[Start Input]
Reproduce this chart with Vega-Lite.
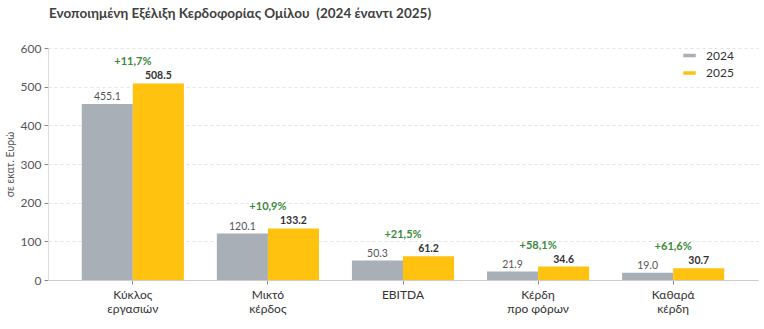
{
  "$schema": "https://vega.github.io/schema/vega-lite/v6.json",
  "autosize": {"type": "none"},
  "width": 710,
  "height": 232,
  "padding": {"left": 48, "top": 48, "right": 6, "bottom": 49},
  "background": "white",
  "config": {
    "font": "Lato",
    "view": {"stroke": null},
    "axis": {"labelFont": "Lato", "titleFont": "Lato"}
  },
  "title": {
    "text": "Ενοποιημένη Εξέλιξη Κερδοφορίας Ομίλου \u00a0(2024 έναντι 2025)",
    "anchor": "start",
    "frame": "group",
    "font": "Lato",
    "fontSize": 13.5,
    "fontWeight": "bold",
    "color": "#404040",
    "offset": 22,
    "dx": 1
  },
  "datasets": {
    "vals": [
      {"category": "Κύκλος|εργασιών", "year": "2024", "value": 455.1},
      {"category": "Κύκλος|εργασιών", "year": "2025", "value": 508.5},
      {"category": "Μικτό|κέρδος", "year": "2024", "value": 120.1},
      {"category": "Μικτό|κέρδος", "year": "2025", "value": 133.2},
      {"category": "EBITDA", "year": "2024", "value": 50.3},
      {"category": "EBITDA", "year": "2025", "value": 61.2},
      {"category": "Κέρδη|προ φόρων", "year": "2024", "value": 21.9},
      {"category": "Κέρδη|προ φόρων", "year": "2025", "value": 34.6},
      {"category": "Καθαρά|κέρδη", "year": "2024", "value": 19.0},
      {"category": "Καθαρά|κέρδη", "year": "2025", "value": 30.7}
    ],
    "growth": [
      {"category": "Κύκλος|εργασιών", "pct": "+11,7%", "value": 508.5},
      {"category": "Μικτό|κέρδος", "pct": "+10,9%", "value": 133.2},
      {"category": "EBITDA", "pct": "+21,5%", "value": 61.2},
      {"category": "Κέρδη|προ φόρων", "pct": "+58,1%", "value": 34.6},
      {"category": "Καθαρά|κέρδη", "pct": "+61,6%", "value": 30.7}
    ]
  },
  "encoding": {
    "x": {
      "field": "category",
      "type": "nominal",
      "sort": null,
      "scale": {"paddingInner": 0.244, "paddingOuter": 0.25},
      "axis": {
        "title": null,
        "labelAngle": 0,
        "labelExpr": "split(datum.label, '|')",
        "labelFontSize": 12,
        "labelColor": "#333333",
        "labelPadding": 5,
        "labelLineHeight": 14,
        "tickSize": 4,
        "tickColor": "#888888",
        "domainColor": "#cccccc",
        "grid": false
      }
    },
    "y": {
      "field": "value",
      "type": "quantitative",
      "scale": {"domain": [0, 600]},
      "axis": {
        "title": "σε εκατ. Ευρώ",
        "titleFontSize": 10.5,
        "titleFontWeight": "normal",
        "titleColor": "#555555",
        "titlePadding": 5,
        "values": [0, 100, 200, 300, 400, 500, 600],
        "labelOverlap": false,
        "labelFontSize": 12,
        "labelColor": "#555555",
        "labelPadding": 3,
        "tickSize": 4,
        "tickColor": "#888888",
        "domain": true,
        "domainColor": "#dddddd",
        "gridColor": "#e3e3e3",
        "gridDash": [3, 3]
      }
    }
  },
  "layer": [
    {
      "data": {"name": "vals"},
      "mark": {"type": "bar"},
      "encoding": {
        "xOffset": {"field": "year", "type": "nominal", "scale": {"paddingInner": 0, "paddingOuter": 0}},
        "color": {
          "field": "year",
          "type": "nominal",
          "scale": {"domain": ["2024", "2025"], "range": ["#A8AFB6", "#FFC20E"]},
          "legend": {
            "title": null,
            "orient": "none",
            "legendX": 635,
            "legendY": 1,
            "symbolType": "M-1,-0.28L1,-0.28L1,0.28L-1,0.28Z",
            "symbolSize": 156,
            "symbolStrokeWidth": 0,
            "labelFontSize": 12,
            "labelColor": "#333333",
            "labelOffset": 10,
            "rowPadding": 4.5
          }
        }
      }
    },
    {
      "data": {"name": "vals"},
      "transform": [{"filter": "datum.year == '2024'"}],
      "mark": {"type": "text", "fontSize": 10.5, "color": "#555555", "dy": -7, "baseline": "middle"},
      "encoding": {
        "xOffset": {"field": "year", "type": "nominal", "scale": {"domain": ["2024", "2025"]}},
        "text": {"field": "value", "type": "quantitative", "format": ".1f"}
      }
    },
    {
      "data": {"name": "vals"},
      "transform": [{"filter": "datum.year == '2025'"}],
      "mark": {"type": "text", "fontSize": 10.5, "fontWeight": "bold", "color": "#333333", "dy": -7, "baseline": "middle"},
      "encoding": {
        "xOffset": {"field": "year", "type": "nominal", "scale": {"domain": ["2024", "2025"]}},
        "text": {"field": "value", "type": "quantitative", "format": ".1f"}
      }
    },
    {
      "data": {"name": "growth"},
      "mark": {"type": "text", "fontSize": 11, "fontWeight": "bold", "color": "#3B8A3B", "dy": -21, "baseline": "middle"},
      "encoding": {
        "text": {"field": "pct", "type": "nominal"}
      }
    }
  ]
}
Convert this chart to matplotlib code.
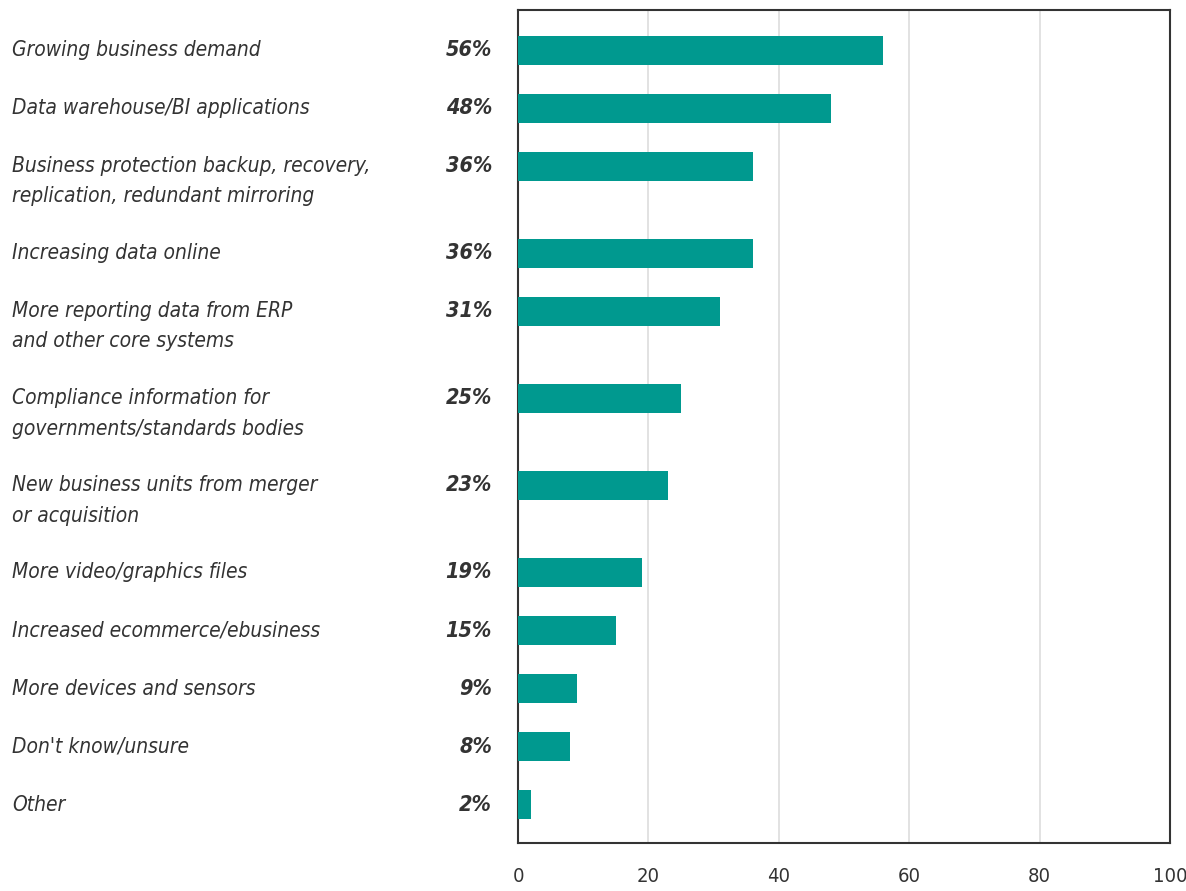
[End Input]
Omit all pictures while transcribing the entries verbatim.

Final result:
Reproduce this chart with Vega-Lite.
{
  "$schema": "https://vega.github.io/schema/vega-lite/v6.json",
  "autosize": {"type": "none"},
  "width": 710,
  "height": 232,
  "padding": {"left": 48, "top": 48, "right": 6, "bottom": 49},
  "background": "white",
  "config": {
    "font": "Lato",
    "view": {"stroke": null},
    "axis": {"labelFont": "Lato", "titleFont": "Lato"}
  },
  "title": {
    "text": "Ενοποιημένη Εξέλιξη Κερδοφορίας Ομίλου \u00a0(2024 έναντι 2025)",
    "anchor": "start",
    "frame": "group",
    "font": "Lato",
    "fontSize": 13.5,
    "fontWeight": "bold",
    "color": "#404040",
    "offset": 22,
    "dx": 1
  },
  "datasets": {
    "vals": [
      {"category": "Κύκλος|εργασιών", "year": "2024", "value": 455.1},
      {"category": "Κύκλος|εργασιών", "year": "2025", "value": 508.5},
      {"category": "Μικτό|κέρδος", "year": "2024", "value": 120.1},
      {"category": "Μικτό|κέρδος", "year": "2025", "value": 133.2},
      {"category": "EBITDA", "year": "2024", "value": 50.3},
      {"category": "EBITDA", "year": "2025", "value": 61.2},
      {"category": "Κέρδη|προ φόρων", "year": "2024", "value": 21.9},
      {"category": "Κέρδη|προ φόρων", "year": "2025", "value": 34.6},
      {"category": "Καθαρά|κέρδη", "year": "2024", "value": 19.0},
      {"category": "Καθαρά|κέρδη", "year": "2025", "value": 30.7}
    ],
    "growth": [
      {"category": "Κύκλος|εργασιών", "pct": "+11,7%", "value": 508.5},
      {"category": "Μικτό|κέρδος", "pct": "+10,9%", "value": 133.2},
      {"category": "EBITDA", "pct": "+21,5%", "value": 61.2},
      {"category": "Κέρδη|προ φόρων", "pct": "+58,1%", "value": 34.6},
      {"category": "Καθαρά|κέρδη", "pct": "+61,6%", "value": 30.7}
    ]
  },
  "encoding": {
    "x": {
      "field": "category",
      "type": "nominal",
      "sort": null,
      "scale": {"paddingInner": 0.244, "paddingOuter": 0.25},
      "axis": {
        "title": null,
        "labelAngle": 0,
        "labelExpr": "split(datum.label, '|')",
        "labelFontSize": 12,
        "labelColor": "#333333",
        "labelPadding": 5,
        "labelLineHeight": 14,
        "tickSize": 4,
        "tickColor": "#888888",
        "domainColor": "#cccccc",
        "grid": false
      }
    },
    "y": {
      "field": "value",
      "type": "quantitative",
      "scale": {"domain": [0, 600]},
      "axis": {
        "title": "σε εκατ. Ευρώ",
        "titleFontSize": 10.5,
        "titleFontWeight": "normal",
        "titleColor": "#555555",
        "titlePadding": 5,
        "values": [0, 100, 200, 300, 400, 500, 600],
        "labelOverlap": false,
        "labelFontSize": 12,
        "labelColor": "#555555",
        "labelPadding": 3,
        "tickSize": 4,
        "tickColor": "#888888",
        "domain": true,
        "domainColor": "#dddddd",
        "gridColor": "#e3e3e3",
        "gridDash": [3, 3]
      }
    }
  },
  "layer": [
    {
      "data": {"name": "vals"},
      "mark": {"type": "bar"},
      "encoding": {
        "xOffset": {"field": "year", "type": "nominal", "scale": {"paddingInner": 0, "paddingOuter": 0}},
        "color": {
          "field": "year",
          "type": "nominal",
          "scale": {"domain": ["2024", "2025"], "range": ["#A8AFB6", "#FFC20E"]},
          "legend": {
            "title": null,
            "orient": "none",
            "legendX": 635,
            "legendY": 1,
            "symbolType": "M-1,-0.28L1,-0.28L1,0.28L-1,0.28Z",
            "symbolSize": 156,
            "symbolStrokeWidth": 0,
            "labelFontSize": 12,
            "labelColor": "#333333",
            "labelOffset": 10,
            "rowPadding": 4.5
          }
        }
      }
    },
    {
      "data": {"name": "vals"},
      "transform": [{"filter": "datum.year == '2024'"}],
      "mark": {"type": "text", "fontSize": 10.5, "color": "#555555", "dy": -7, "baseline": "middle"},
      "encoding": {
        "xOffset": {"field": "year", "type": "nominal", "scale": {"domain": ["2024", "2025"]}},
        "text": {"field": "value", "type": "quantitative", "format": ".1f"}
      }
    },
    {
      "data": {"name": "vals"},
      "transform": [{"filter": "datum.year == '2025'"}],
      "mark": {"type": "text", "fontSize": 10.5, "fontWeight": "bold", "color": "#333333", "dy": -7, "baseline": "middle"},
      "encoding": {
        "xOffset": {"field": "year", "type": "nominal", "scale": {"domain": ["2024", "2025"]}},
        "text": {"field": "value", "type": "quantitative", "format": ".1f"}
      }
    },
    {
      "data": {"name": "growth"},
      "mark": {"type": "text", "fontSize": 11, "fontWeight": "bold", "color": "#3B8A3B", "dy": -21, "baseline": "middle"},
      "encoding": {
        "text": {"field": "pct", "type": "nominal"}
      }
    }
  ]
}
Convert this chart to matplotlib code.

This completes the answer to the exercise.